Forum Moderators: Robert Charlton & goodroi
Using site:example.com there were "about 683 pages." But clicking through to the last page, there were only "381 pages" reported. Many of us have been there, I know. Even after clicking on the "omitted results" link, we get nowhere near the total we hoped for, or indeed that seemed to promised on page 1.
So having collected those 381 urls, I was a bit frustrated -- 683 was a lot closer to the reality of the website that I knew. So I decided to use the site: operator directory by directory -- and that way I actually got Google to report almost every one of the original 683 urls!
To put a fine point on this, when I used the query site:example.com, there were only 181 urls returned from directory-a. But when I used site:example.com/directory-a/ 341 urls were returned - an additional 160 urls all in directory-a.
By doing this for every directory in the domain, I managed to find almost all the "missing" urls. Some of them even had decent PR and backlinks. It was good to know that they were really in the index. Two of them even show up in AOL Search, so I assume they must be in the regular index.
then I click to see the last page, but the last page is page 55,
Results 541 - 547 of about 65,000 from mydomain.com
what happened? what even I cannot see the page 99? also not see any omitted result.....
This has been the case for a long time.
I thought it might have been, but I so rarely work on a site that's under 1,000 urls that I couldn't be sure. I figured if I wasn't sure, it was worth a thread.
Do you think this query shows that directories pages in the main index?site:example.com/directory1/*
When I was doing this particular study, the /* hack was giving me the exact same results as the regular search. So I went to AOL to grab the main index urls (and that is tedious!)
All this stuff relates to the false statements Google employees made about supplemental handling a few months ago. "Now you see 'em, now you don't" is the way it works, but even finding them via that site search doesn't mean they can be found for queries.
It's hard to come up with postable examples, but here's one that works currently:
[google.com...]
No www, eh?
All this stuff relates to the false statements Google employees made about supplemental handling a few months ago.
You know, I've read those statements many times - and I suspect now that they are technically true, but misleading. I do think that Google changed something so that now the Supplemental Index is available and "searched on" for every query rather than just for the obscure queries, as was previously the case. That much, I think, is literally true.
And yet, you can search on unique phrases from within the content of a Supplemental URL and see that Google does not return ANY results at all. The Supplemental URL is not returned -- nothing is returned. Now why not, when the unique phrase is sitting right there, observable in the cached page?

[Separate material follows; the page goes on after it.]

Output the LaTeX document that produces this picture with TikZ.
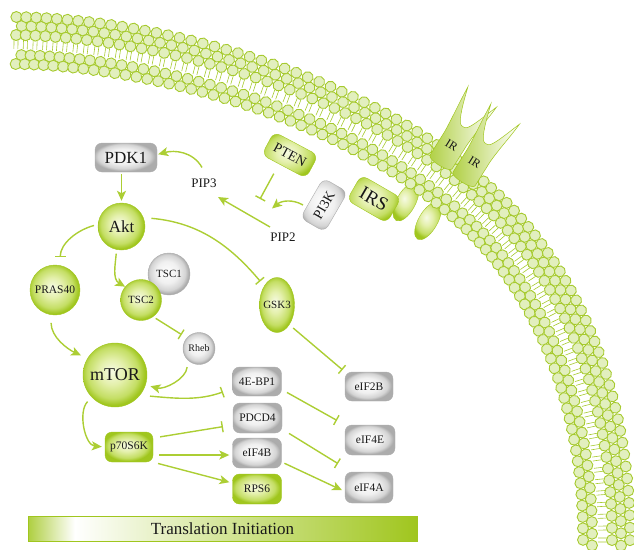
\documentclass[tikz,border=0pt]{standalone}
\usepackage{fontspec}
\setmainfont{Liberation Serif}
\usetikzlibrary{arrows.meta,shapes.geometric}
\definecolor{G}{RGB}{160,198,30}
\definecolor{GL}{RGB}{172,206,52}
\definecolor{headfill}{RGB}{226,239,190}
\definecolor{headline}{RGB}{166,202,46}
\definecolor{gW}{RGB}{246,250,228}
\definecolor{gL}{RGB}{228,240,172}
\definecolor{gM}{RGB}{196,222,100}
\definecolor{kW}{RGB}{253,253,253}
\definecolor{kL}{RGB}{240,240,240}
\definecolor{kM}{RGB}{212,212,212}
\definecolor{kD}{RGB}{172,172,172}
\pgfdeclareradialshading{gball}{\pgfpoint{-3bp}{3bp}}{color(0bp)=(gW); color(10bp)=(gL); color(20bp)=(gM); color(25bp)=(G); color(50bp)=(G)}
\pgfdeclareradialshading{kball}{\pgfpoint{-3bp}{3bp}}{color(0bp)=(kW); color(13bp)=(kL); color(21bp)=(kM); color(25bp)=(kD); color(50bp)=(kD)}
\pgfdeclarehorizontalshading{barshade}{100bp}{color(0bp)=(G); color(25bp)=(G!85); color(31bp)=(white); color(50bp)=(G!45); color(75bp)=(G); color(100bp)=(G)}
\tikzset{
  fs/.style={font=\fontsize{#1}{#1}\selectfont},
  gcirc/.style={circle, shading=gball, draw=G, line width=0.4pt, inner sep=0pt, text=black!90},
  kcirc/.style={circle, shading=kball, draw=kD, line width=0.4pt, inner sep=0pt, text=black!90},
  gbox/.style={rectangle, rounded corners=7pt, shading=gball, draw=G, line width=0.4pt, inner sep=0pt, text=black!90},
  kbox/.style={rectangle, rounded corners=7pt, shading=kball, draw=kD, line width=0.4pt, inner sep=0pt, text=black!90},
  lbl/.style={inner sep=1pt, text=black!90},
  conn/.style={draw=GL, line width=1.4pt},
  act/.style={conn, -{Stealth[length=10pt, width=9pt, inset=2.5pt]}},
  inh/.style={conn, -{Bar[width=11pt]}},
  headst/.style={draw=headline, fill=headfill, line width=0.9pt},
  tailst/.style={draw=headline, line width=0.6pt},
  legst/.style={ellipse, shading=gball, draw=G, line width=0.4pt, inner sep=0pt},
  irst/.style={left color=G!85, right color=white, draw=G, line width=0.5pt},
  tibar/.style={rectangle, shading=barshade, draw=G, line width=0.6pt, inner sep=0pt, text=black!90},
}
\newcommand{\mylipid}{%
   \draw[tailst] (-2,2) -- (-2,-7) (2,2) -- (2,-7);
   \draw[headst] (0,25) circle (5.5);
   \draw[headst] (5.5,16) circle (5.5);
   \draw[headst] (0,7) circle (5.5);
   \draw[headst] (5.5,-13) circle (5.5);
   \draw[headst] (0,-22) circle (5.5);}
\begin{document}
\begin{tikzpicture}[x=1pt,y=1pt]
\useasboundingbox (0,0) rectangle (634,-549);
% IR intracellular legs (behind the membrane)
\node[legst, rotate=62, minimum width=42pt, minimum height=19pt] (leg1) at (406,-202) {};
\node[legst, rotate=60, minimum width=42pt, minimum height=19pt] (leg2) at (428,-221) {};
% membrane, first piece
\foreach \i in {0,...,43}{
  \pgfmathsetmacro\t{\i/43}
  \pgfmathsetmacro\u{1-\t}
  \pgfmathsetmacro\px{\u*\u*\u*16 + 3*\u*\u*\t*150 + 3*\u*\t*\t*350 + \t*\t*\t*467}
  \pgfmathsetmacro\py{\u*\u*\u*(-42) + 3*\u*\u*\t*(-44) + 3*\u*\t*\t*(-95) + \t*\t*\t*(-200)}
  \pgfmathsetmacro\dx{3*\u*\u*1.34 + 6*\u*\t*2.00 + 3*\t*\t*1.17}
  \pgfmathsetmacro\dy{3*\u*\u*(-0.02) + 6*\u*\t*(-0.51) + 3*\t*\t*(-1.05)}
  \pgfmathsetmacro\ang{atan2(\dy,\dx)}
  \begin{scope}[shift={(\px,\py)}, rotate=\ang]
    \mylipid
  \end{scope}
}
% membrane, second piece
\foreach \i in {1,...,35}{
  \pgfmathsetmacro\t{\i/35}
  \pgfmathsetmacro\u{1-\t}
  \pgfmathsetmacro\px{\u*\u*\u*467 + 3*\u*\u*\t*555 + 3*\u*\t*\t*606 + \t*\t*\t*605}
  \pgfmathsetmacro\py{\u*\u*\u*(-200) + 3*\u*\u*\t*(-275) + 3*\u*\t*\t*(-400) + \t*\t*\t*(-540)}
  \pgfmathsetmacro\dx{3*\u*\u*0.88 + 6*\u*\t*0.51 + 3*\t*\t*(-0.01)}
  \pgfmathsetmacro\dy{3*\u*\u*(-0.75) + 6*\u*\t*(-1.25) + 3*\t*\t*(-1.40)}
  \pgfmathsetmacro\ang{atan2(\dy,\dx)}
  \begin{scope}[shift={(\px,\py)}, rotate=\ang]
    \mylipid
  \end{scope}
}
% IR receptors
\begin{scope}[shift={(441,-162)}, rotate=-32]
\shade[irst] (-13,0) .. controls (-13,-5) and (13,-5) .. (13,0) -- (13,28) .. controls (14,46) and (17,60) .. (18,76) .. controls (12,60) and (8,48) .. (4,43) .. controls (2,41) and (-2,41) .. (-4,43) .. controls (-8,48) and (-12,60) .. (-17,78) .. controls (-16,60) and (-14,46) .. (-13,28) -- cycle;
\node[lbl, rotate=-32, fs=12] (ir1) at (0,20) {IR};
\end{scope}
\begin{scope}[shift={(464,-179)}, rotate=-32]
\shade[irst] (-13,0) .. controls (-13,-5) and (13,-5) .. (13,0) -- (13,28) .. controls (14,46) and (17,60) .. (18,76) .. controls (12,60) and (8,48) .. (4,43) .. controls (2,41) and (-2,41) .. (-4,43) .. controls (-8,48) and (-12,60) .. (-17,78) .. controls (-16,60) and (-14,46) .. (-13,28) -- cycle;
\node[lbl, rotate=-32, fs=12] (ir2) at (0,20) {IR};
\end{scope}
% nodes
\node[gbox, rotate=-28, minimum width=50pt, minimum height=26pt, fs=14] (pten) at (290,-155) {PTEN};
\node[kbox, rotate=60, minimum width=46pt, minimum height=28pt, fs=14] (pi3k) at (324,-205) {PI3K};
\node[gbox, rotate=-30, minimum width=46pt, minimum height=29pt, fs=19] (irs) at (374,-199) {IRS};
\node[kbox, minimum width=62pt, minimum height=29pt, fs=17] (pdk1) at (126,-157.5) {PDK1};
\node[gcirc, minimum size=47pt, fs=17] (akt) at (121.5,-226.5) {Akt};
\node[lbl, fs=13] (pip3) at (204,-183) {PIP3};
\node[lbl, fs=13] (pip2) at (283,-237) {PIP2};
\node[gcirc, minimum size=50pt, fs=11.5] (pras40) at (55,-290) {PRAS40};
\node[kcirc, minimum size=42pt, fs=11] (tsc1) at (169,-274) {TSC1};
\node[gcirc, minimum size=41pt, fs=11] (tsc2) at (141,-300) {TSC2};
\node[legst, minimum width=35pt, minimum height=55pt, inner xsep=-2pt, fs=11, text=black!90] (gsk3) at (277,-305) {GSK3};
\node[kcirc, minimum size=32pt, fs=10] (rheb) at (199,-348.5) {Rheb};
\node[gcirc, minimum size=64pt, fs=18] (mtor) at (115,-375) {mTOR};
\node[kbox, minimum width=49pt, minimum height=29pt, fs=11.5] (ebp) at (257,-381.5) {4E-BP1};
\node[kbox, minimum width=49pt, minimum height=30pt, fs=11.5] (pdcd4) at (257.5,-418) {PDCD4};
\node[kbox, minimum width=49pt, minimum height=30pt, fs=11.5] (eif4b) at (257,-453) {eIF4B};
\node[gbox, minimum width=49pt, minimum height=30pt, fs=11.5] (rps6) at (257,-489) {RPS6};
\node[gbox, minimum width=48pt, minimum height=30pt, fs=11.5] (p70) at (129,-447) {p70S6K};
\node[kbox, minimum width=48pt, minimum height=29pt, fs=11.5] (eif2b) at (369,-386.5) {eIF2B};
\node[kbox, minimum width=50pt, minimum height=30pt, fs=11.5] (eif4e) at (370,-440) {eIF4E};
\node[kbox, minimum width=48pt, minimum height=31pt, fs=11.5] (eif4a) at (369,-487.5) {eIF4A};
\node[tibar, minimum width=389pt, minimum height=25pt, fs=17] (ti) at (222.5,-528.5) {Translation Initiation};
% free ends
\coordinate (ptenT) at (260,-199);
\coordinate (pi3kT) at (272,-208.5);
% connectors
\draw[act, shorten >=1pt] ([shift={(-2pt,10pt)}]pip3.north) to[out=120, in=15] ([yshift=3pt]pdk1.east);
\draw[act, shorten <=2pt, shorten >=2pt] (akt.north |- pdk1.south) -- (akt.north);
\draw[inh, shorten <=8pt, shorten >=6pt] (akt.22) to[out=-5, in=130] (gsk3.124);
\draw[inh, shorten <=4pt, shorten >=8pt] (akt.175) to[out=195, in=90] (pras40.78);
\draw[act, shorten <=4pt] (akt.258) to[out=265, in=150] (tsc2.140);
\draw[inh, shorten <=3pt, shorten >=6pt] (tsc2.-54) -- (rheb.139);
\draw[act, shorten <=7pt, shorten >=5pt] (rheb.226) to[out=265, in=-15] (mtor.-18);
\draw[act, shorten <=8pt, shorten >=7pt] (pras40.261) to[out=270, in=155] (mtor.149);
\draw[inh, shorten <=10pt, shorten >=10pt] (mtor.-39) to[out=-5, in=200] ([yshift=-7pt]ebp.west);
\draw[act, shorten <=6pt, shorten >=3pt] (mtor.224) to[out=225, in=175] (p70.west);
\draw[inh, shorten <=7pt, shorten >=10pt] ([yshift=9pt]p70.east) -- ([yshift=-7pt]pdcd4.west);
\draw[act, shorten <=6pt, shorten >=3pt] ([yshift=-8pt]p70.east) -- ([yshift=-2pt]eif4b.west);
\draw[act, shorten <=5pt, shorten >=3pt] (p70.south east) -- ([yshift=6pt]rps6.west);
\draw[inh, shorten <=6pt, shorten >=9pt] ([yshift=-8pt]ebp.east) -- (eif4e.north west);
\draw[inh, shorten <=8pt, shorten >=8pt] ([yshift=4pt]pdcd4.south east) -- ([yshift=4pt]eif4a.north west);
\draw[act, shorten <=3pt, shorten >=3pt] ([yshift=-9pt]eif4b.east) -- ([yshift=-4pt]eif4a.west);
\draw[inh, shorten <=5pt, shorten >=3pt] (gsk3.-58) -- (eif2b.north west);
\draw[inh] ([shift={(-10pt,-7pt)}]pten.south) -- (ptenT);
\draw[act] ([xshift=-21pt]pi3k.center) to[out=150, in=40] (pi3kT);
\draw[act] ([shift={(-13pt,10pt)}]pip2.center) -- ([shift={(14pt,-14pt)}]pip3.center);
\end{tikzpicture}
\end{document}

My theory is that there's a shortfall in how those Supplemental URLs are tagged and stored for search retrieval in the first place. When the collected data is sharded, and those shards are tagged and stored for retrieval, a Supplemental URL gets an incomplete tagging compared to a URL in the regular index. That's how I see it right now.
So it may be literally true that every search now hits the tags for the Supplemental Index. But since there are fewer tags created in the first place -- call it an "incomplete indexing" if you will, just as was always the case -- a lot of the Supplemental content is still not really, truly accessible via search.
So did Google achieve a technical improvement? Yes, and I'm sure it took a major bit of programming to make that happen. Does this mean a Supplemental URL is now on a totally equal footing with a URL in the main index? No.
And no, the statements were not technically true, unless you presume they were NOT refereing to google search, which is a silly presumption.
They may now look at the pages and choose not to display them, but "look at and decide not to" was not the emphasis. The emphasis was on pages appearing in the results.
What Google has done has made it so supplementals appear for less results than before.
At least before if your page was the only one that said something, it would be returned. Now, they will often not return a page under any circumstances.
Put simply, they have applied greater technology to display less results.
And put more simply, a page being supplemental now is much, much worse off than previously.
What I have been seeing a lot of is where a site:domain.com keyword search returns a few results that are NOT from domain.com, though the problem seems to be going away again as of recent days.
they all have unique, useful content.
How about PageRank, link juice (even from your own site), unique title elements and unique meta descriptions?
Google is really shuffling of a lot of good content into supplemental in recent times, and it's up to use to hsend strong signals for the content we hope will rank.